A gun should never be used as confidence in a verbal fight

If you find yourself thinking, “I’m not worried because I’m carrying,” that’s a warning sign. Carrying should not make you more comfortable in conflict. It should make you more committed to avoiding it. A firearm is not emotional support for your pride. It is not backup for your mouth.

That mindset is what separates responsible carriers from reckless ones. The responsible carrier knows the gun is there for the worst moment, not the annoying one. He does not talk tougher because he’s armed. He talks less. He does not stand longer because he has options. He leaves sooner because he understands the cost.

The best carry stories are boring

The best outcome often sounds like nothing. Someone got aggressive, and you left. Someone insulted you, and you ignored it. Someone started yelling near the truck, and you got your family out of there. Someone tried to bait you, and you refused. The gun stayed hidden, untouched, and completely out of the story.

That may not make for a dramatic tale, but it is exactly what responsible carry should look like most of the time. Nobody got hurt. Nobody got arrested. Nobody had to explain anything. You went home. That is the win.

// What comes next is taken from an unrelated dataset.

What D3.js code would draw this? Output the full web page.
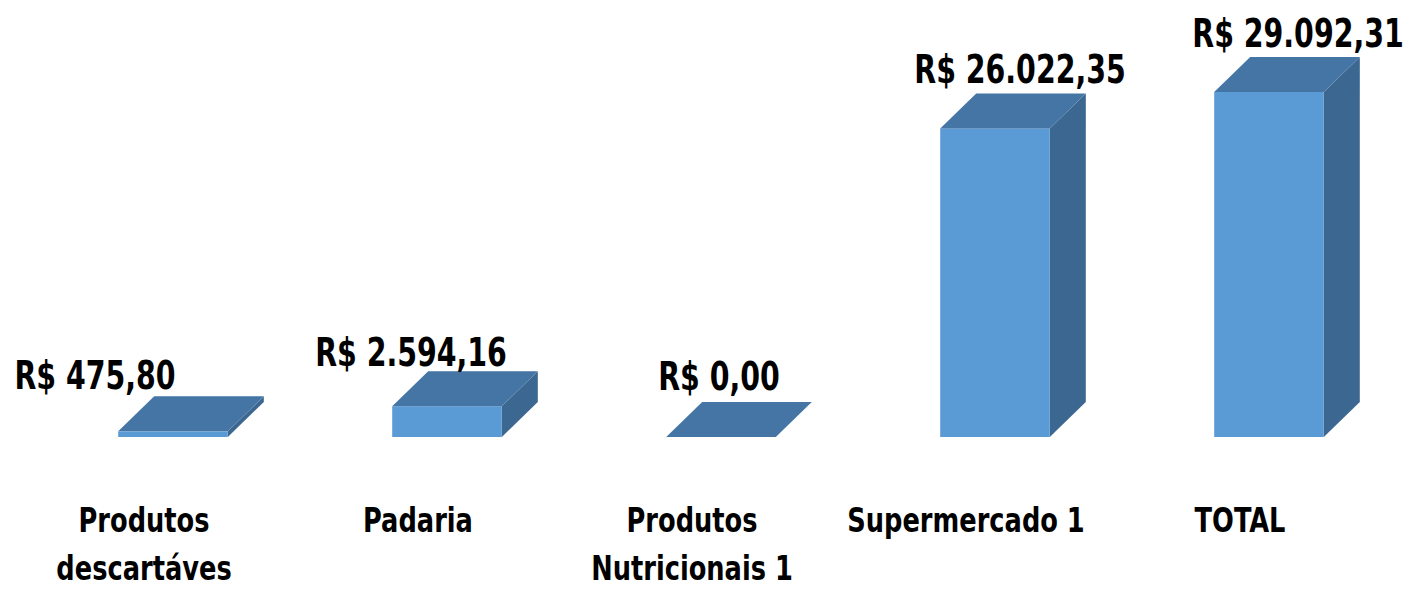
<!DOCTYPE html>
<html>
<head>
<meta charset="utf-8">
<script src="https://cdn.jsdelivr.net/npm/d3@7"></script>
<style>
  body { margin: 0; background: #fff; }
  svg text { font-family: "Liberation Sans Narrow", "DejaVu Sans Condensed", "Liberation Sans", sans-serif; font-weight: bold; fill: #000; }
</style>
</head>
<body>
<svg id="chart"></svg>
<script>
// data
const categories = [["Produtos", "descartáves"], ["Padaria"], ["Produtos", "Nutricionais 1"], ["Supermercado 1"], ["TOTAL"]];
const values = [475.80, 2594.16, 0.00, 26022.35, 29092.31];
const valueLabels = ["R$ 475,80", "R$ 2.594,16", "R$ 0,00", "R$ 26.022,35", "R$ 29.092,31"];

// label nudges (layout only, excel put them a bit off-center)
const labelDx = [-78, -36, -2, 25, 29];
const labelGap = [7, 5, 12, 10, 10];

const W = 1410, H = 590;
const depthX = 36, depthY = 35;
const baseY = 437;
const squeeze = 0.81; // no calibri here, so narrow the condensed font a bit

const svg = d3.select("#chart").attr("width", W).attr("height", H);

const x = d3.scaleBand()
    .domain(d3.range(values.length))
    .range([36, 1406])
    .paddingInner(0.6)
    .paddingOuter(0.3);

const y = d3.scaleLinear()
    .domain([0, d3.max(values)])
    .range([baseY, 92]);

const bw = x.bandwidth();

const bar = svg.selectAll(".bar")
    .data(values)
  .enter().append("g")
    .attr("class", "bar");

// side face
bar.append("path")
    .attr("fill", "#3b6791")
    .attr("d", (d, i) => {
      const x1 = x(i) + bw, yt = y(d);
      return `M${x1},${baseY} L${x1 + depthX},${baseY - depthY} L${x1 + depthX},${yt - depthY} L${x1},${yt} Z`;
    });

// front face
bar.append("rect")
    .attr("fill", "#5b9bd5")
    .attr("x", (d, i) => x(i))
    .attr("y", d => y(d))
    .attr("width", bw)
    .attr("height", d => Math.max(0, baseY - y(d)));

// top face
bar.append("path")
    .attr("fill", "#4575a5")
    .attr("d", (d, i) => {
      const x0 = x(i), yt = y(d);
      return `M${x0},${yt} L${x0 + depthX},${yt - depthY} L${x0 + bw + depthX},${yt - depthY} L${x0 + bw},${yt} Z`;
    });

// value labels
svg.selectAll(".val")
    .data(values)
  .enter().append("text")
    .attr("class", "val")
    .attr("text-anchor", "middle")
    .attr("font-size", 39)
    .attr("transform", (d, i) =>
      `translate(${x(i) + bw / 2 + labelDx[i]},${y(d) - depthY - labelGap[i]}) scale(${squeeze},1)`)
    .text((d, i) => valueLabels[i]);

// category labels
const cat = svg.selectAll(".cat")
    .data(categories)
  .enter().append("text")
    .attr("class", "cat")
    .attr("text-anchor", "middle")
    .attr("font-size", 34)
    .attr("transform", (d, i) => `translate(${x(i) + bw / 2 - 29},532) scale(0.84,1)`);

cat.selectAll("tspan")
    .data(d => d)
  .enter().append("tspan")
    .attr("x", 0)
    .attr("y", (d, j) => j * 48)
    .text(d => d);
</script>
</body>
</html>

Carrying should make you the calmest person there

Carrying a gun does not mean you should stay in the argument. It means you should understand better than anyone why the argument needs to end. You have more to lose, more responsibility on your shoulders, and less room for ego-driven mistakes.

Walk away early. Keep your words clean. Create distance. Get your family out. Let the other person have the last insult if that’s what it takes. A responsible carrier does not carry so he can win stupid arguments. He carries with enough discipline to avoid them whenever he can.